Tytułowy bohater serii „Lucky Luke” to najszybszy (szybszy od własnego cienia) rewolwerowiec z Dzikiego Zachodu podróżujący na koniu Jolly Jumper i z psem Bzikiem, którego zadaniem jest tropienie lub pilnowanie Daltonów w więzieniu. Tym razem nie spotkamy tu słynnych braci ani zbzikowanego psa, ale akcent humorystyczny związany z zachowaniem zwierząt pojawia się w postaci koni nabierających akcentu od krów. Tu śmiech wywołuje zderzenie dążeń wielkiego księcia z zabiegami Lucky Luke’a. Opowieści o przygodach kowboja doskonale wpisywały się w stylistykę westernów i trafiały do młodych czytelników, którzy przyjęli jego przygody entuzjastycznie. Od 1946 roku bohater nie traci na powodzeniu.

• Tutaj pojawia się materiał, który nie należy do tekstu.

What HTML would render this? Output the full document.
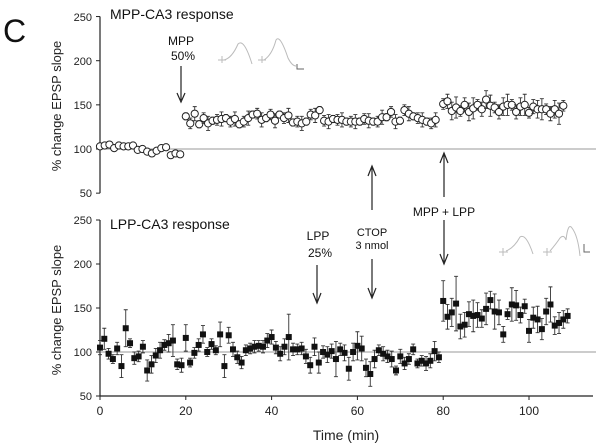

W Polsce komiksy o nim znane są od lat 60 XX wieku, kiedy to opublikowano pierwsze jego przygody w harcerskiej gazecie „Na przełaj”. Kontynuatorów tworzących przygody było wielu.
Obecnie wznowiono wydanie kolejnych tomów. Od 2016 roku Egmont Polska wydaje kolejne tomy stworzone przez Morrisa i kolejnych współtwórców. Wszystkie przygody mają szczęśliwe zakończenie. Charakterystyczne dla tych opowieści jest to, że po każdej misji dzielny i uczciwy bohater może odjechać w stronę zachodzącego słońca. Nowe tomy wydane są pięknie i pozwalają na sentymentalną podróż w świat komiksów z dzieciństw. Zdecydowanie polecam.